* Problem details *
Without the pictures, set down the records below word for word.
****************
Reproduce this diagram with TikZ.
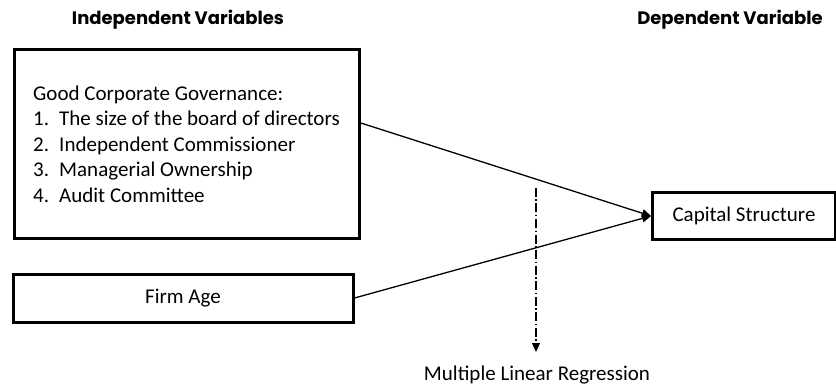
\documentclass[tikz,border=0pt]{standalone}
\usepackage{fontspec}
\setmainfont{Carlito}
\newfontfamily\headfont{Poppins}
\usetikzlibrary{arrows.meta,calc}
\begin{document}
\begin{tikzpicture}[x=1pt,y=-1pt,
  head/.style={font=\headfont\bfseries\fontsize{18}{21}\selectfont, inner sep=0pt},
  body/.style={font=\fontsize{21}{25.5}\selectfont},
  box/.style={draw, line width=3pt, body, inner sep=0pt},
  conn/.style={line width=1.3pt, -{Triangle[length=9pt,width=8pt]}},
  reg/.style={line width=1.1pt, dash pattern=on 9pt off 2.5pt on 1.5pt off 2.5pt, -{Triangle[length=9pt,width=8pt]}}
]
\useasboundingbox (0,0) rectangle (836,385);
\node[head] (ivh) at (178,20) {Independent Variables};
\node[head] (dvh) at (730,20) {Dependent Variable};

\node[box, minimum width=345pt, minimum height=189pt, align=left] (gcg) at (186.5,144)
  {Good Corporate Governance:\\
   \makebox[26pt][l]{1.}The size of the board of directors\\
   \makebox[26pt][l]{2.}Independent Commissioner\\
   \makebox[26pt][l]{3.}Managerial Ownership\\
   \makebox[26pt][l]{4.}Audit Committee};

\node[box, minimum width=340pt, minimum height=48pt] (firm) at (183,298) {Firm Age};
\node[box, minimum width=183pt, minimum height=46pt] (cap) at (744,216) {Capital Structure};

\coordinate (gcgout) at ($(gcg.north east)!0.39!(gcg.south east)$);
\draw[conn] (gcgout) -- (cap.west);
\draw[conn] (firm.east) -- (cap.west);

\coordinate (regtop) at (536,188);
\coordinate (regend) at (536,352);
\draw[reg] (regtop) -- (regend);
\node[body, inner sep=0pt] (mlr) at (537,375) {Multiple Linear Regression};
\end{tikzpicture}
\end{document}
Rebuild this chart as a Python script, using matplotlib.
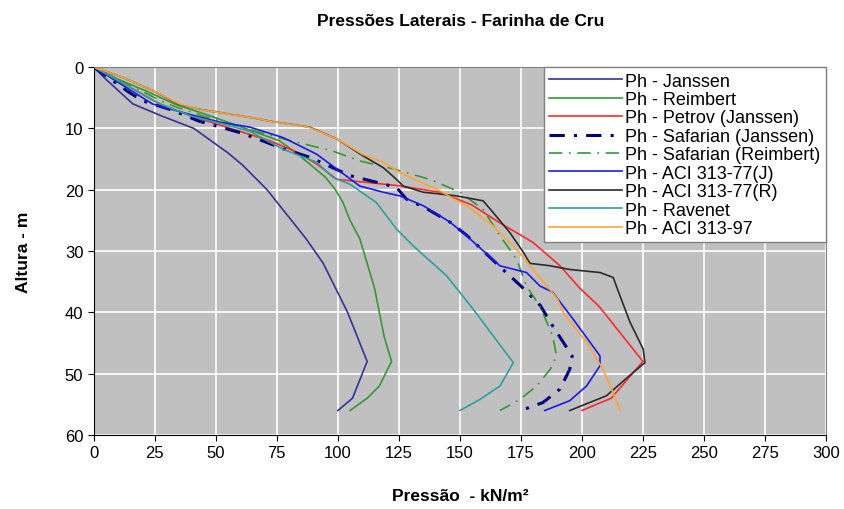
****************
* Correct result *
Reproduce this diagram with TikZ.
\documentclass[tikz,border=0pt]{standalone}
\usepackage{fontspec}
\setmainfont{Carlito}
\newfontfamily\headfont{Poppins}
\usetikzlibrary{arrows.meta,calc}
\begin{document}
\begin{tikzpicture}[x=1pt,y=-1pt,
  head/.style={font=\headfont\bfseries\fontsize{18}{21}\selectfont, inner sep=0pt},
  body/.style={font=\fontsize{21}{25.5}\selectfont},
  box/.style={draw, line width=3pt, body, inner sep=0pt},
  conn/.style={line width=1.3pt, -{Triangle[length=9pt,width=8pt]}},
  reg/.style={line width=1.1pt, dash pattern=on 9pt off 2.5pt on 1.5pt off 2.5pt, -{Triangle[length=9pt,width=8pt]}}
]
\useasboundingbox (0,0) rectangle (836,385);
\node[head] (ivh) at (178,20) {Independent Variables};
\node[head] (dvh) at (730,20) {Dependent Variable};

\node[box, minimum width=345pt, minimum height=189pt, align=left] (gcg) at (186.5,144)
  {Good Corporate Governance:\\
   \makebox[26pt][l]{1.}The size of the board of directors\\
   \makebox[26pt][l]{2.}Independent Commissioner\\
   \makebox[26pt][l]{3.}Managerial Ownership\\
   \makebox[26pt][l]{4.}Audit Committee};

\node[box, minimum width=340pt, minimum height=48pt] (firm) at (183,298) {Firm Age};
\node[box, minimum width=183pt, minimum height=46pt] (cap) at (744,216) {Capital Structure};

\coordinate (gcgout) at ($(gcg.north east)!0.39!(gcg.south east)$);
\draw[conn] (gcgout) -- (cap.west);
\draw[conn] (firm.east) -- (cap.west);

\coordinate (regtop) at (536,188);
\coordinate (regend) at (536,352);
\draw[reg] (regtop) -- (regend);
\node[body, inner sep=0pt] (mlr) at (537,375) {Multiple Linear Regression};
\end{tikzpicture}
\end{document}
Rebuild this chart as a Python script, using matplotlib.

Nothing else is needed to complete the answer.